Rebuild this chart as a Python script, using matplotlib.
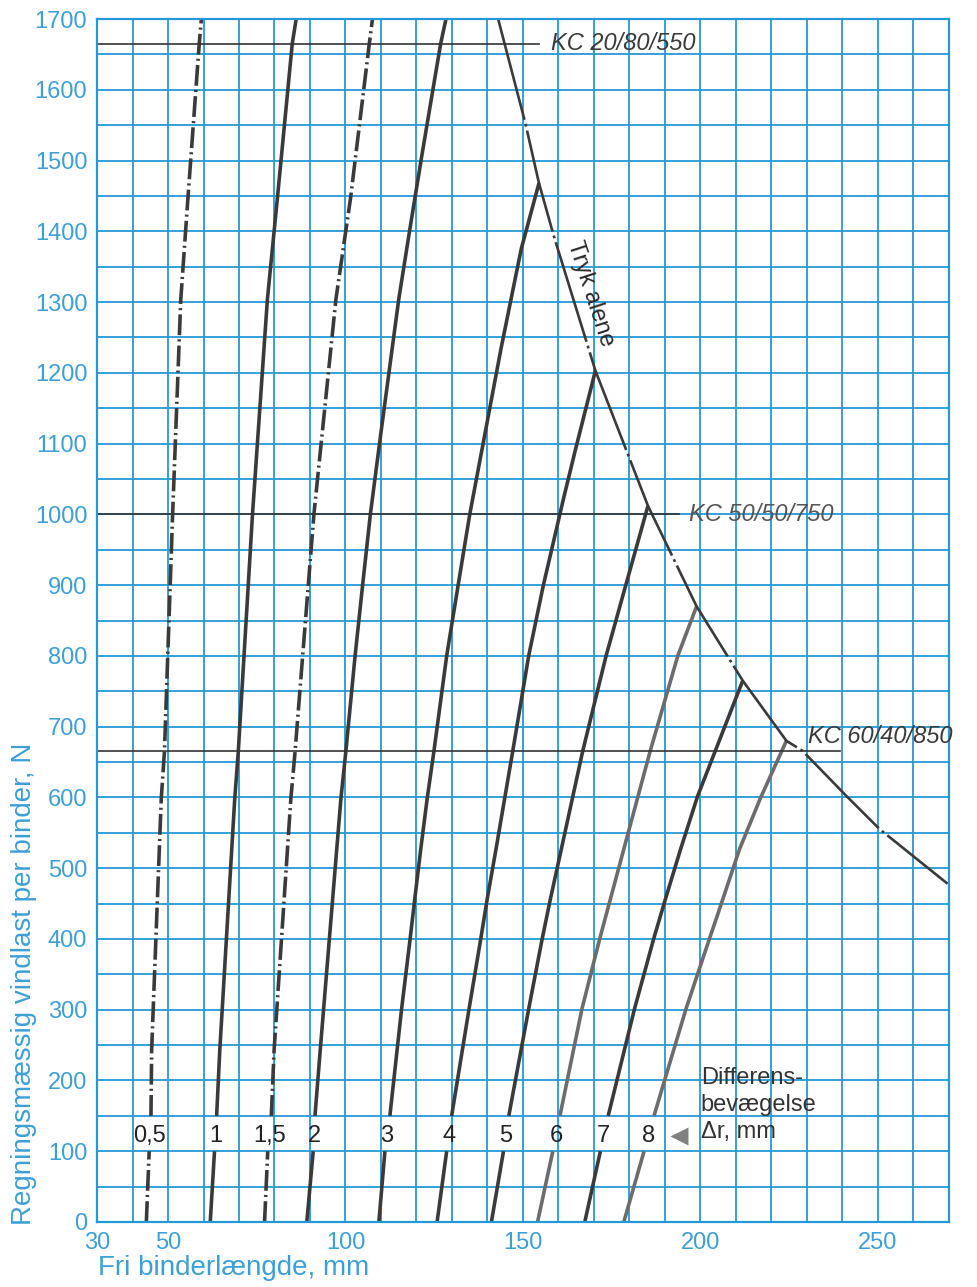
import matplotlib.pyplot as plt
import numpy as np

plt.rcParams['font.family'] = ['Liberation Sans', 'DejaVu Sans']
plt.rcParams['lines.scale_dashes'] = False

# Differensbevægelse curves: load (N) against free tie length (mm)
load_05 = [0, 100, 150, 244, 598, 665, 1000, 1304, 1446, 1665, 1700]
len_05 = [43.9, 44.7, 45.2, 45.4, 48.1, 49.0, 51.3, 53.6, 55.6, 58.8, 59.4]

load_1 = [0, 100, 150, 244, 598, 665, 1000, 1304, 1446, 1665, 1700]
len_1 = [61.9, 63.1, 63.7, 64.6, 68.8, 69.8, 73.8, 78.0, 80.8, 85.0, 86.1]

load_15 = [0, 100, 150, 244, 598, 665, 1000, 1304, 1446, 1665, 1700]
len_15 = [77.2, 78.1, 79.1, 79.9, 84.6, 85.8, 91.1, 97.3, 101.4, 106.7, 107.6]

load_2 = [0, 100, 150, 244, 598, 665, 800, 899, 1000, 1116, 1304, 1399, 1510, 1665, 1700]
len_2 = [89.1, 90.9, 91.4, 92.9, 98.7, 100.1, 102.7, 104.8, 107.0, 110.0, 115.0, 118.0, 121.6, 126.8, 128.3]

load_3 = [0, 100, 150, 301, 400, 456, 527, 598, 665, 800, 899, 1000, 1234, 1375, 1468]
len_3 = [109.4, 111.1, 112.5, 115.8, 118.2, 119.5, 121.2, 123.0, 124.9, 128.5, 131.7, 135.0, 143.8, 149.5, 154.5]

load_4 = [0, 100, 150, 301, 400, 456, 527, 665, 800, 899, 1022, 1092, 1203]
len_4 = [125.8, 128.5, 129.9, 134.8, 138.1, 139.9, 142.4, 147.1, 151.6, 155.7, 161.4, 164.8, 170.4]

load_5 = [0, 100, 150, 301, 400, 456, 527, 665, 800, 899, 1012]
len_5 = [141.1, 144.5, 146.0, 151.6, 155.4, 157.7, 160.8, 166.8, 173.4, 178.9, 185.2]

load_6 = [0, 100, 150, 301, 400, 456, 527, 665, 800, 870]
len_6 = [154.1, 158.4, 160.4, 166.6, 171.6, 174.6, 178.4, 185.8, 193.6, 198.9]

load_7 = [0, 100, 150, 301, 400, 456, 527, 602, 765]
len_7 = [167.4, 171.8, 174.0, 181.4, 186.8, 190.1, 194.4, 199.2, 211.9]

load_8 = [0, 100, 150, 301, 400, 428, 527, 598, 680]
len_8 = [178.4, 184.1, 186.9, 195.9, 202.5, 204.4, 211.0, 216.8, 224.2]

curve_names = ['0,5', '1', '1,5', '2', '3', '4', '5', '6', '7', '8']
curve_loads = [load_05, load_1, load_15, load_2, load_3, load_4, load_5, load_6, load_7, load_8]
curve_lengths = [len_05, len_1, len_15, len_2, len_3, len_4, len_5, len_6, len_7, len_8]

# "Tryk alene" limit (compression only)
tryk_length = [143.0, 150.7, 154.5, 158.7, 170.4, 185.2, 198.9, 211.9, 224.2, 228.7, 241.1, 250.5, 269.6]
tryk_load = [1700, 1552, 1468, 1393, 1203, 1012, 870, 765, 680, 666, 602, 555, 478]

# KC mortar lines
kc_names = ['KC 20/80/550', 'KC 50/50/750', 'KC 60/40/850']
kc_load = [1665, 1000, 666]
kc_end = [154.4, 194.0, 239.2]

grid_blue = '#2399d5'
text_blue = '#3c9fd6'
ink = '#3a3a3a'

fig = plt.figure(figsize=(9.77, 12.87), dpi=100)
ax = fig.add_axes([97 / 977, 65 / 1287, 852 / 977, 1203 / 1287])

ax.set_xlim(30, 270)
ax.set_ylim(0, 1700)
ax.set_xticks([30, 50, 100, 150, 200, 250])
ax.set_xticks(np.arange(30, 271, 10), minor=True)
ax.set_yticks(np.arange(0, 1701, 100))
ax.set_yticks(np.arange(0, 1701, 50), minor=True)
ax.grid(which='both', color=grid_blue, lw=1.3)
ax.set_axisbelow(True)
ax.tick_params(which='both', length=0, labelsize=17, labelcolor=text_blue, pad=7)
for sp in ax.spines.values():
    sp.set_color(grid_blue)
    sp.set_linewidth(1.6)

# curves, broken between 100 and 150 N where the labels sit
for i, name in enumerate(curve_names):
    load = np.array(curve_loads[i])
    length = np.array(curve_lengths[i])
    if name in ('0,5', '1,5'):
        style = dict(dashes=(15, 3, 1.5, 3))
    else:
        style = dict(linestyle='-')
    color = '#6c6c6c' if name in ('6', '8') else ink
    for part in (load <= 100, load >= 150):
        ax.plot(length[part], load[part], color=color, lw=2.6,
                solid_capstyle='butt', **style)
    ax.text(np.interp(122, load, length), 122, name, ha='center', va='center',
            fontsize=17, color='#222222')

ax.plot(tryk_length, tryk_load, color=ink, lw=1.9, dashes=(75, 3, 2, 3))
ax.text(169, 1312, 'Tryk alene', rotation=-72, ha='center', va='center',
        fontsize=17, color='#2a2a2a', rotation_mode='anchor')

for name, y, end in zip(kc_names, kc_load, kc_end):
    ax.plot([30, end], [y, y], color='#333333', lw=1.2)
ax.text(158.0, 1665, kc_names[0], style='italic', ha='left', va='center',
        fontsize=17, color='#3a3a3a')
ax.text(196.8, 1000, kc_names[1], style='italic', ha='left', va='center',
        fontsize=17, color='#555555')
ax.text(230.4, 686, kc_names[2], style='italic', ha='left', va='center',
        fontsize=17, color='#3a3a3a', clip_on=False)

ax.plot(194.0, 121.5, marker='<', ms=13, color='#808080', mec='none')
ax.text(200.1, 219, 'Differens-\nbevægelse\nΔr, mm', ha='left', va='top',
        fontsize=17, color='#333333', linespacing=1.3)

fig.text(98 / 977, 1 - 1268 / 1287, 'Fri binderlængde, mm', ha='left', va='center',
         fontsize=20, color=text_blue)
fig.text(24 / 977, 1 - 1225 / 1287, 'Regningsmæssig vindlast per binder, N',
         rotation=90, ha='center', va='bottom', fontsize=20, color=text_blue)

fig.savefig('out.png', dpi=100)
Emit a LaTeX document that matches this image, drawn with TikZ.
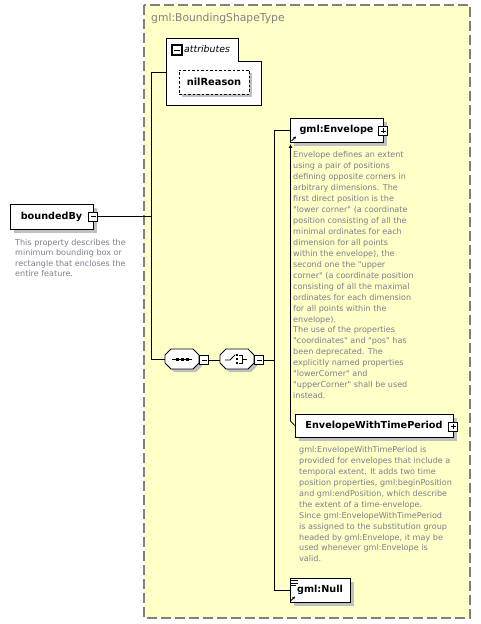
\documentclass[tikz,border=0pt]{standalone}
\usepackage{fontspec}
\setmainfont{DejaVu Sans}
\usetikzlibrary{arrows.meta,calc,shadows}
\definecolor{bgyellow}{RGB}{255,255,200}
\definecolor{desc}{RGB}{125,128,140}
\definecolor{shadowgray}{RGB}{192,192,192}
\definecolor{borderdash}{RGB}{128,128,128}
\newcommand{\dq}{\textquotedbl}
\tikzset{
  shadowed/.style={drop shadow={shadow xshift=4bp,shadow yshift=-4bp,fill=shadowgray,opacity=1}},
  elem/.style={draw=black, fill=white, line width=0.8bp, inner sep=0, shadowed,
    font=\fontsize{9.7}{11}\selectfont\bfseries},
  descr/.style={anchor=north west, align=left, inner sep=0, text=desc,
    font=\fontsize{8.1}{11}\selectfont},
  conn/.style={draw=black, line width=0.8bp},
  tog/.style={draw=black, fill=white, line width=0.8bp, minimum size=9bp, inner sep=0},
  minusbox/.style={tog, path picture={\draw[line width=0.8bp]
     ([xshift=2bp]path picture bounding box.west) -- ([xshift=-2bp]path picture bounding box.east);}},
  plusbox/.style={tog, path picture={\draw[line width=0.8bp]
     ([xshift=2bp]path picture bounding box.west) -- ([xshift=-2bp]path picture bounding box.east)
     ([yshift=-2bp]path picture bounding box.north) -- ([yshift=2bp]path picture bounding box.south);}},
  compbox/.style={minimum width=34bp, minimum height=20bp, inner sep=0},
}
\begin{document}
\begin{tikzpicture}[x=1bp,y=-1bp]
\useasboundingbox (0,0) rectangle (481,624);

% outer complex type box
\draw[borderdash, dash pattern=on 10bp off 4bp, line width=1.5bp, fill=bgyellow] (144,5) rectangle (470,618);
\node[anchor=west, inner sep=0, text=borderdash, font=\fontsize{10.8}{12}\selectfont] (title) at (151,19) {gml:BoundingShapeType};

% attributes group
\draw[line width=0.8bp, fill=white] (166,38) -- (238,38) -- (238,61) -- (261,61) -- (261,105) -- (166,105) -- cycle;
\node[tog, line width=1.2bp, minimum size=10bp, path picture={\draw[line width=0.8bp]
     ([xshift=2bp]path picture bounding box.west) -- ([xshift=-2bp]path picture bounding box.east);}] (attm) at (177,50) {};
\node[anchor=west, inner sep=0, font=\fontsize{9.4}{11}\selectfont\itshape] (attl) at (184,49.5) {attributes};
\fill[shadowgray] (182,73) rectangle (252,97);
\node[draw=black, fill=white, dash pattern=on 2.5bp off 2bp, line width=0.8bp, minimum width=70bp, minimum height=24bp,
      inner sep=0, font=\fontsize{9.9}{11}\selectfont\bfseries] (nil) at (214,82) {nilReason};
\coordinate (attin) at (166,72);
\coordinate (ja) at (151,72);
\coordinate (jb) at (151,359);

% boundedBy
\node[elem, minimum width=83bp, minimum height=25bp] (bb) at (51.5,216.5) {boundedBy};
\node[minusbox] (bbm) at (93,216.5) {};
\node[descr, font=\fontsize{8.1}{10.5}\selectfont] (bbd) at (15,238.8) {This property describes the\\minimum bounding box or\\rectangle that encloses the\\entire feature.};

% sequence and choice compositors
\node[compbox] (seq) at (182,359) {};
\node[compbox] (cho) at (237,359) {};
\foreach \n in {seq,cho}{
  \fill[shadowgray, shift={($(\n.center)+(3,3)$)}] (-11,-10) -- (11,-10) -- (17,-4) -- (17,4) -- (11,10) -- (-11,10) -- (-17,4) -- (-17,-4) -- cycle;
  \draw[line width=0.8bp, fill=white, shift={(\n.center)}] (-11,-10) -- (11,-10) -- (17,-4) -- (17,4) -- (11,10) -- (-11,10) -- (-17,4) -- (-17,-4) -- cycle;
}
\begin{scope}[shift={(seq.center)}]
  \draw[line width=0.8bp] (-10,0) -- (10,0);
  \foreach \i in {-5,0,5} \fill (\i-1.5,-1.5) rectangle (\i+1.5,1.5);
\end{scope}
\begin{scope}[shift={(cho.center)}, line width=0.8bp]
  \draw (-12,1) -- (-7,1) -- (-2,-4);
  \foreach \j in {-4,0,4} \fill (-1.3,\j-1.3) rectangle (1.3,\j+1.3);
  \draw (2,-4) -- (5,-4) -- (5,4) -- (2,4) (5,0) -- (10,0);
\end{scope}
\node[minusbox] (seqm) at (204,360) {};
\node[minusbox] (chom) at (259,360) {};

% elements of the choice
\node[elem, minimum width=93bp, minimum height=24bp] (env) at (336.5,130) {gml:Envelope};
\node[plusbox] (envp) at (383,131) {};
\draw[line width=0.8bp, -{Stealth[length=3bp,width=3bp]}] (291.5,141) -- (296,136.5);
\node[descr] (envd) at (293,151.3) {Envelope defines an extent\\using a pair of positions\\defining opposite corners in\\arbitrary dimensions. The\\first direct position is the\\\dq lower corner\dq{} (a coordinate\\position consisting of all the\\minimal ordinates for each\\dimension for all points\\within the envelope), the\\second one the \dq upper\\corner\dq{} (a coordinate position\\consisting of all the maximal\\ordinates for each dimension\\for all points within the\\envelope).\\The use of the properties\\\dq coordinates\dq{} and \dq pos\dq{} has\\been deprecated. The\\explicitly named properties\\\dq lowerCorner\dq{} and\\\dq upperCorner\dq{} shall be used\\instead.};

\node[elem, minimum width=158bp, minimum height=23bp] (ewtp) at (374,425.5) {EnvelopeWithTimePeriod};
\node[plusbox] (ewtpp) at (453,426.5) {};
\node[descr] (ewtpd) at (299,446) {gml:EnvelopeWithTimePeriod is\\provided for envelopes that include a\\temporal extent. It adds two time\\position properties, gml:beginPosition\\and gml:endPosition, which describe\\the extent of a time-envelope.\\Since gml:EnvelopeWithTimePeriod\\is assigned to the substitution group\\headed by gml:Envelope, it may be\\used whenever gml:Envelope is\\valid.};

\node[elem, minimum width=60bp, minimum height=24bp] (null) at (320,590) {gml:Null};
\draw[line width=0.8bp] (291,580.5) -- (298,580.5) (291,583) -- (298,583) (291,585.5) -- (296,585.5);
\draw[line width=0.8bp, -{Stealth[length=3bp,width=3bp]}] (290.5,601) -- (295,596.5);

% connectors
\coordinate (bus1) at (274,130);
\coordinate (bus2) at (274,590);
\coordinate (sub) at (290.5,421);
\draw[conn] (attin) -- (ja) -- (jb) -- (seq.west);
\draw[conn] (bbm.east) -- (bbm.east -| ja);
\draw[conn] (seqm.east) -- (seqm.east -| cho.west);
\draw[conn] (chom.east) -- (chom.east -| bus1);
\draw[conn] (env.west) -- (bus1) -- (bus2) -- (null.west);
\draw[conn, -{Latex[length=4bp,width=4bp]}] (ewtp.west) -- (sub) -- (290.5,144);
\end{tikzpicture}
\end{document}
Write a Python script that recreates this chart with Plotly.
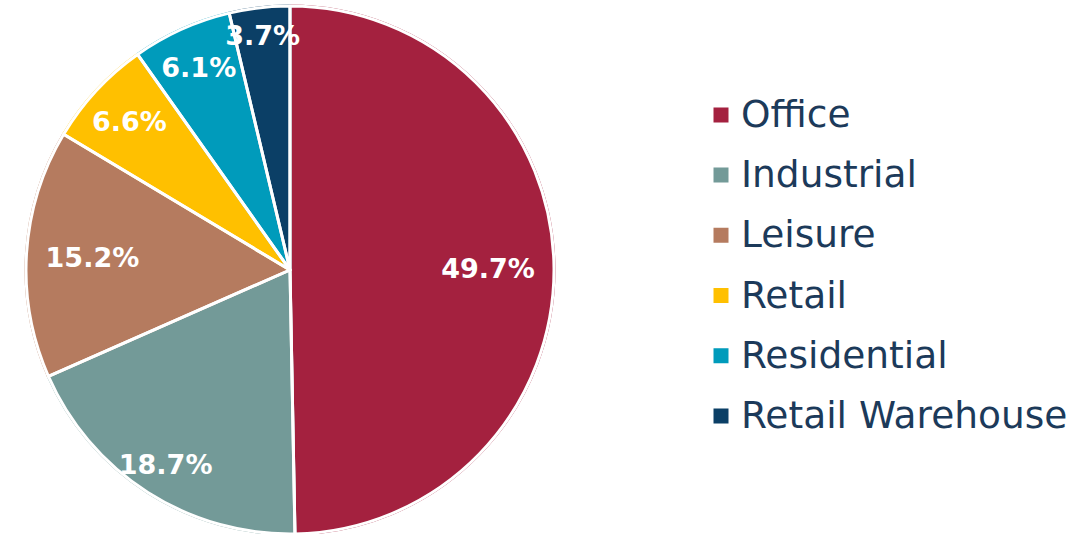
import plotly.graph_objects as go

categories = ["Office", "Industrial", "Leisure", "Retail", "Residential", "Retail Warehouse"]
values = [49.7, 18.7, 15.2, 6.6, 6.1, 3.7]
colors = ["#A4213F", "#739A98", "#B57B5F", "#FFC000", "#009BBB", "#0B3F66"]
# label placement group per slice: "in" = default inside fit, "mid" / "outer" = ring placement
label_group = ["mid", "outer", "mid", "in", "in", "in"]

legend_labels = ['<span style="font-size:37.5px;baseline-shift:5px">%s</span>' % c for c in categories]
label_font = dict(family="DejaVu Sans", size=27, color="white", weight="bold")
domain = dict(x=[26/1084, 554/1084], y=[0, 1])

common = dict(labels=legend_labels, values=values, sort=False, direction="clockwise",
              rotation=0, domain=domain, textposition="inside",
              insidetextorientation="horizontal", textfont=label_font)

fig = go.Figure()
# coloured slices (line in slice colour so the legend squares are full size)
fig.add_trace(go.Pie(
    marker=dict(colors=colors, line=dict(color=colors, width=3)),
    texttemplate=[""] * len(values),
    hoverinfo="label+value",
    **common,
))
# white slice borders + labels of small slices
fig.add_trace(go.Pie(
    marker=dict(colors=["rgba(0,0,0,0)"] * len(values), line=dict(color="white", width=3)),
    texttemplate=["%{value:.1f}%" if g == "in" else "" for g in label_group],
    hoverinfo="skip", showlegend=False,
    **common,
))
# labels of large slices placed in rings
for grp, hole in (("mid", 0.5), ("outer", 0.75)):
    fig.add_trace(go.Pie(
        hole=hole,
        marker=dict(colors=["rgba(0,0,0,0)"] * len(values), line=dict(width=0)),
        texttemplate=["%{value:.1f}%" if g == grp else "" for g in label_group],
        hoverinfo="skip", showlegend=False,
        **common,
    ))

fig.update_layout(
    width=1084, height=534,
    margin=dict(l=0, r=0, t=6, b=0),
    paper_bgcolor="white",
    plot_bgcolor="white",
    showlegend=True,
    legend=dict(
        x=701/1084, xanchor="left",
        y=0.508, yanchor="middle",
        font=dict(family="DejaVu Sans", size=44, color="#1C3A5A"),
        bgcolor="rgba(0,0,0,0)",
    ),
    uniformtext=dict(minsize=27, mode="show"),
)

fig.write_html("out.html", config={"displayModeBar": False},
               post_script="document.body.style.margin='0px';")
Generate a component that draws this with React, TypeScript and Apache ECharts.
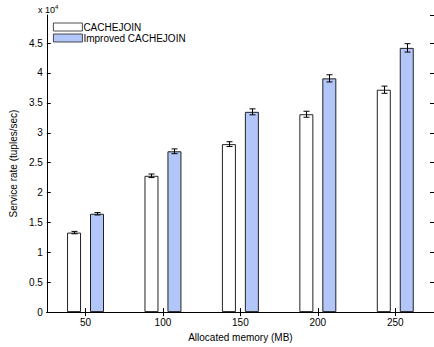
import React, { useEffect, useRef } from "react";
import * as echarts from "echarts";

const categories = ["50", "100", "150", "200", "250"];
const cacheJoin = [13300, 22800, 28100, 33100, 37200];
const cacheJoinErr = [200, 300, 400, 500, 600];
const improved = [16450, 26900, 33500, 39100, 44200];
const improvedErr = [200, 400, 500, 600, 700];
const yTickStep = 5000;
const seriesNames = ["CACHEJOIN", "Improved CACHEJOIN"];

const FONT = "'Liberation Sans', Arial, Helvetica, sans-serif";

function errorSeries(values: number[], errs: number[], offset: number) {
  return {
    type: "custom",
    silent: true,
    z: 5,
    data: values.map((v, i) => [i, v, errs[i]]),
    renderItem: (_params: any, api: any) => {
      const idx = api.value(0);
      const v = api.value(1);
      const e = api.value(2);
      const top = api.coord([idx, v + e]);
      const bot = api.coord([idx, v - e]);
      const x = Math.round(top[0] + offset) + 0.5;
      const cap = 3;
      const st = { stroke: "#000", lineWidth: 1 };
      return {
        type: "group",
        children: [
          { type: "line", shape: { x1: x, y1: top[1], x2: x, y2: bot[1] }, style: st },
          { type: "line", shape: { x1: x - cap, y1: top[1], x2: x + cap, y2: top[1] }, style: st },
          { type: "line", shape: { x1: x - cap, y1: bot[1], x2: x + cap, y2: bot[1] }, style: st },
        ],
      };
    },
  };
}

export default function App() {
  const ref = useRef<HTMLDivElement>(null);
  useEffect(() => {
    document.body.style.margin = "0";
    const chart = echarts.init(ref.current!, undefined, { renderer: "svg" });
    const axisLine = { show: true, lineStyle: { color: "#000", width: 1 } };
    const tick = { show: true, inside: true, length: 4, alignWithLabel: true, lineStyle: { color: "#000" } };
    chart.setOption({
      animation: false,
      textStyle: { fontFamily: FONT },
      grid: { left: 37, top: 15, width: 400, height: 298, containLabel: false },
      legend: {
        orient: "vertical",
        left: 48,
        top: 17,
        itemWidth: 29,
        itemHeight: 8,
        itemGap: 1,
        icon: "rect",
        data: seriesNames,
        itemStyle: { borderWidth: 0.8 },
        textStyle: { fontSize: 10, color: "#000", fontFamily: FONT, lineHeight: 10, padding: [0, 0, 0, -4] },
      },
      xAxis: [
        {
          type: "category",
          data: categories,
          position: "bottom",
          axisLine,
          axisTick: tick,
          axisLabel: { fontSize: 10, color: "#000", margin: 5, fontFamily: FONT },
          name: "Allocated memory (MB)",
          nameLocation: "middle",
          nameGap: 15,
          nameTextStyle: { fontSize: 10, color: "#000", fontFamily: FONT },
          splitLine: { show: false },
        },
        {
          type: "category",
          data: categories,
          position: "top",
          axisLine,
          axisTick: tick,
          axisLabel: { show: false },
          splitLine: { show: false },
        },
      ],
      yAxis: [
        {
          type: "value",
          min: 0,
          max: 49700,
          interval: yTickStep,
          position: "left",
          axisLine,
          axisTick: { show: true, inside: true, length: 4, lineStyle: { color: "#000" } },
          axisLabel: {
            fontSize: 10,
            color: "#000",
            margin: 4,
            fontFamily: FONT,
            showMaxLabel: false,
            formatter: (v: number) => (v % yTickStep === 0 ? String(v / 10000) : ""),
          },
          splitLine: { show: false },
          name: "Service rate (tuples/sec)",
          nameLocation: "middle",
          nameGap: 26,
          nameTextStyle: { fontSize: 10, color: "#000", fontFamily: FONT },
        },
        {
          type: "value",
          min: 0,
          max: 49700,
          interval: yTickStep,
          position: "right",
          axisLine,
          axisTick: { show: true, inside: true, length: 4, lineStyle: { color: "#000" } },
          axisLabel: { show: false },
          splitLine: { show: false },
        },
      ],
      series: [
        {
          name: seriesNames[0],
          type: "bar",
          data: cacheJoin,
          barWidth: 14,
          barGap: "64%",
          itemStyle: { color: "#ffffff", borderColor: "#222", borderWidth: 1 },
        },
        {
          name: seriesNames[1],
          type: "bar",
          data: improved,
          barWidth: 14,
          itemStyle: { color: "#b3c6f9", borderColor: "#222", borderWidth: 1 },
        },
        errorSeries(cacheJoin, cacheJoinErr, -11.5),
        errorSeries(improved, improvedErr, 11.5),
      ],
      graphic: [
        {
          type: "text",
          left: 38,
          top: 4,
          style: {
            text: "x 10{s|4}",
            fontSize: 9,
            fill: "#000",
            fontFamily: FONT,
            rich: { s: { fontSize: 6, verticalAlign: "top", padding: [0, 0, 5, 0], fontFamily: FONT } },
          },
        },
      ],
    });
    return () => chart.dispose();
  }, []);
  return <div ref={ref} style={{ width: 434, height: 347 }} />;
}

Written task:
Everything from the first line of the records through the line containing "80.8, 85.0, 86.1]" should be reproduced exactly, apart from the pictures.

Exercise output:
Rebuild this chart as a Python script, using matplotlib.
import matplotlib.pyplot as plt
import numpy as np

plt.rcParams['font.family'] = ['Liberation Sans', 'DejaVu Sans']
plt.rcParams['lines.scale_dashes'] = False

# Differensbevægelse curves: load (N) against free tie length (mm)
load_05 = [0, 100, 150, 244, 598, 665, 1000, 1304, 1446, 1665, 1700]
len_05 = [43.9, 44.7, 45.2, 45.4, 48.1, 49.0, 51.3, 53.6, 55.6, 58.8, 59.4]

load_1 = [0, 100, 150, 244, 598, 665, 1000, 1304, 1446, 1665, 1700]
len_1 = [61.9, 63.1, 63.7, 64.6, 68.8, 69.8, 73.8, 78.0, 80.8, 85.0, 86.1]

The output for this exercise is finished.